Guidry and Gatlin take the special needs students out to the Tellus Science Museum.

Nabila Pranto, Reporter, photographer

Special needs teacher Angela Guidry took her students to the Tellus Science Museum on Monday, March 7. The students explored three main exhibits: fossil digging, gem panning, and the backyard playground. They also got to see the planetarium movie Big Bird and the Stars. When asked what the students enjoyed the most, they responded with “RAWR,” referring to seeing the dinosaurs and proclaiming the T-Rex as their favorite.

“It’s making them exposed to things they might not be otherwise exposed to,” Guidry said. “Exposure to anything helps their cognitive ability. They have to have hands on stuff to understand.”

The students toured the museum, getting the chance to discover and interact with the various exhibits and activities.
The students toured the museum, getting the chance to discover and interact with the various exhibits and activities.

The museum trip allowed the students to learn and still stick to their educational path.

“We do have the science curriculum, we have to study many of the same things that other students study. This experience was a good way to study it,” special needs teacher Beverly Gaitlin said.

Taking the trip to the Tellus Museum related to their current science curriculum and exposed the students to understand and map out their cognitive abilities with activities requiring kinesthetic learning.
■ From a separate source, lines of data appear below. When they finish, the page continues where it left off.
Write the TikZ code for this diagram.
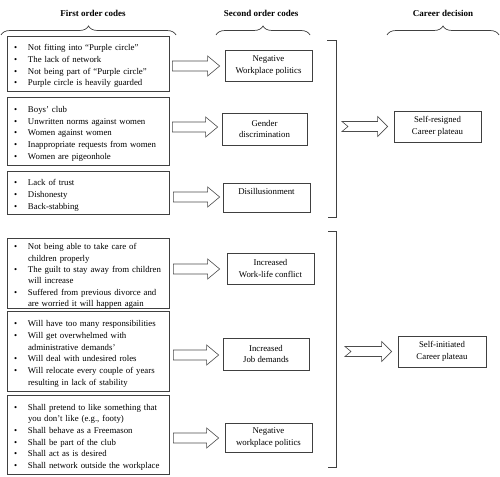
\documentclass[tikz,border=0pt]{standalone}
\usepackage{fontspec}
\setmainfont{Liberation Serif}
\usetikzlibrary{calc,decorations.pathreplacing}
\newcommand\itm[1]{\par\hangindent=15pt\hangafter=1\noindent\makebox[15pt][l]{\hspace{1pt}\textbullet}#1\par}
\newcommand\barrow[4]{% notch, start, end, head length
  \draw[arrowline] let \p1=#2, \p2=#3 in
   (\x1,\y1+5pt) -- (\x2-#4,\y1+5pt) -- (\x2-#4,\y1+10pt) -- (\x2,\y1) --
   (\x2-#4,\y1-10pt) -- (\x2-#4,\y1-5pt) -- (\x1,\y1-5pt) -- (\x1+#1,\y1) -- cycle;}
\begin{document}
\begin{tikzpicture}[x=1pt,y=-1pt,
  every node/.style={font=\fontsize{8.8}{11.7}\selectfont},
  line/.style={draw=black!75,line width=0.7pt},
  arrowline/.style={draw=black!70,line width=0.6pt,line join=miter},
  first/.style={line,rectangle,text width=150pt,inner xsep=6pt,inner ysep=0pt,align=left,minimum width=162pt},
  second/.style={line,rectangle,align=center,inner sep=1pt},
  head/.style={font=\fontsize{9}{11}\selectfont\bfseries},
  brc/.style={line,decorate,decoration={brace,amplitude=9pt,aspect=0.5}}]
\useasboundingbox (0,0) rectangle (500,476);
% headers
\node[head] (h1) at (93,13) {First order codes};
\node[head] (h2) at (261,13) {Second order codes};
\node[head] (h3) at (443,13) {Career decision};
% braces
\draw[brc] (1,35) -- (176,35);
\draw[brc] (216,35) -- (310,35);
\draw[brc] (387,35) -- (499,35);
% first order boxes
\node[first,minimum height=55pt] (f1) at (88,63.5) {%
 \itm{Not fitting into “Purple circle”}
 \itm{The lack of network}
 \itm{Not being part of “Purple circle”}
 \itm{Purple circle is heavily guarded}};
\node[first,minimum height=68pt] (f2) at (88,131) {%
 \itm{Boys’ club}
 \itm{Unwritten norms against women}
 \itm{Women against women}
 \itm{Inappropriate requests from women}
 \itm{Women are pigeonhole}};
\node[first,minimum height=43pt] (f3) at (88,192.5) {%
 \itm{Lack of trust}
 \itm{Dishonesty}
 \itm{Back-stabbing}};
\node[first,minimum height=69pt,font=\fontsize{8.8}{11.3}\selectfont] (f4) at (88,273.5) {%
 \itm{Not being able to take care of\newline children properly}
 \itm{The guilt to stay away from children\newline will increase}
 \itm{Suffered from previous divorce and\newline are worried it will happen again}};
\node[first,minimum height=80pt] (f5) at (88,351) {%
 \itm{Will have too many responsibilities}
 \itm{Will get overwhelmed with\newline administrative demands’}
 \itm{Will deal with undesired roles}
 \itm{Will relocate every couple of years\newline resulting in lack of stability}};
\node[first,minimum height=79pt] (f6) at (88,434.5) {%
 \itm{Shall pretend to like something that\newline you don’t like (e.g., footy)}
 \itm{Shall behave as a Freemason}
 \itm{Shall be part of the club}
 \itm{Shall act as is desired}
 \itm{Shall network outside the workplace}};
% second order boxes
\node[second,minimum width=87pt,minimum height=31pt] (s1) at (268.5,65.5) {Negative\\Workplace politics};
\node[second,minimum width=85pt,minimum height=32pt] (s2) at (264.5,129) {Gender\\discrimination};
\node[second,minimum width=87pt,minimum height=29pt] (s3) at (266.5,197.5) {Disillusionment\\\mbox{}};
\node[second,minimum width=87pt,minimum height=31pt] (s4) at (270.5,268.5) {Increased\\Work-life conflict};
\node[second,minimum width=86pt,minimum height=32pt] (s5) at (266,354) {Increased\\Job demands};
\node[second,minimum width=87pt,minimum height=29pt] (s6) at (268.5,437.5) {Negative\\workplace politics};
% career boxes
\node[second,minimum width=87pt,minimum height=31pt] (c1) at (437.5,126.5) {Self-resigned\\Career plateau};
\node[second,minimum width=88pt,minimum height=31pt] (c2) at (442,351.5) {Self-initiated\\Career plateau};
% block arrows first -> second
\barrow{0pt}{([xshift=3pt]f1.east |- 0,66)}{([xshift=-5pt]s1.west |- 0,66)}{12pt}
\barrow{0pt}{([xshift=3pt]f2.east |- 0,127)}{([xshift=-4pt]s2.west |- 0,127)}{12pt}
\barrow{0pt}{([xshift=4pt]f3.east |- 0,197)}{([xshift=-3pt]s3.west |- 0,197)}{12pt}
\barrow{0pt}{([xshift=4pt]f4.east |- 0,269)}{([xshift=-7pt]s4.west |- 0,269)}{12pt}
\barrow{0pt}{([xshift=4pt]f5.east |- 0,355)}{([xshift=-4pt]s5.west |- 0,355)}{12pt}
\barrow{0pt}{([xshift=4pt]f6.east |- 0,438)}{([xshift=-6pt]s6.west |- 0,438)}{12pt}
% brackets
\coordinate (b1t) at (336,40);
\coordinate (b1b) at (336,217);
\coordinate (b2t) at (336,231);
\coordinate (b2b) at (336,467);
\draw[line] ([xshift=-9pt]b1t) -- (b1t) -- (b1b) -- ([xshift=-8pt]b1b);
\draw[line] ([xshift=-8pt]b2t) -- (b2t) -- (b2b) -- ([xshift=-8pt]b2b);
% big arrows
\barrow{6pt}{([xshift=6pt]b1t |- c1.west)}{([xshift=-6pt]c1.west)}{10pt}
\barrow{6pt}{([xshift=9pt]b2t |- c2.west)}{([xshift=-6pt]c2.west)}{10pt}
\end{tikzpicture}
\end{document}
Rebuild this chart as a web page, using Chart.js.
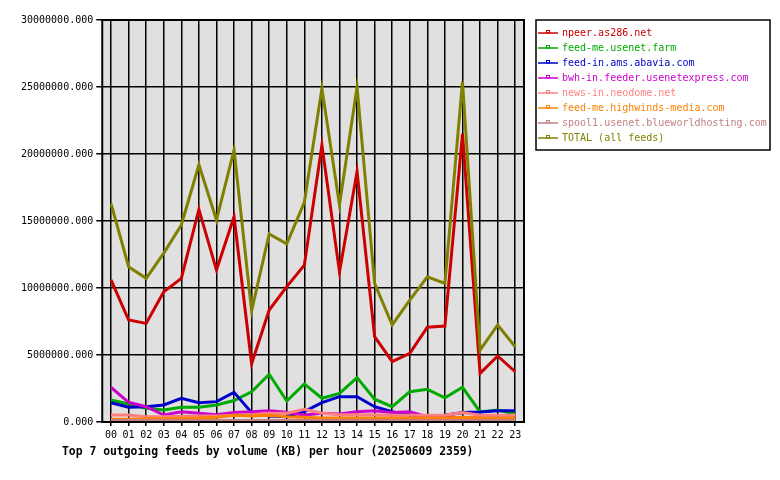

“The children don’t get to go on these kinds of trips all the time, they definitely learned some things they wouldn’t have learned in the classroom, the interaction was really important,” Gatlin said.

At the Backyard Playground exhibit,  each student got the chance to act like an anthropologist and dig up fossils.
Courtesy of Angela Guidry
At the Backyard Playground exhibit, each student got the chance to act like an anthropologist and dig up fossils.

Since the students learn under Guidry for the next four years, she plans on doing another trip. “This was an amazing experience for the students and they loved it. I hope to take them on another trip soon,” Guidry said.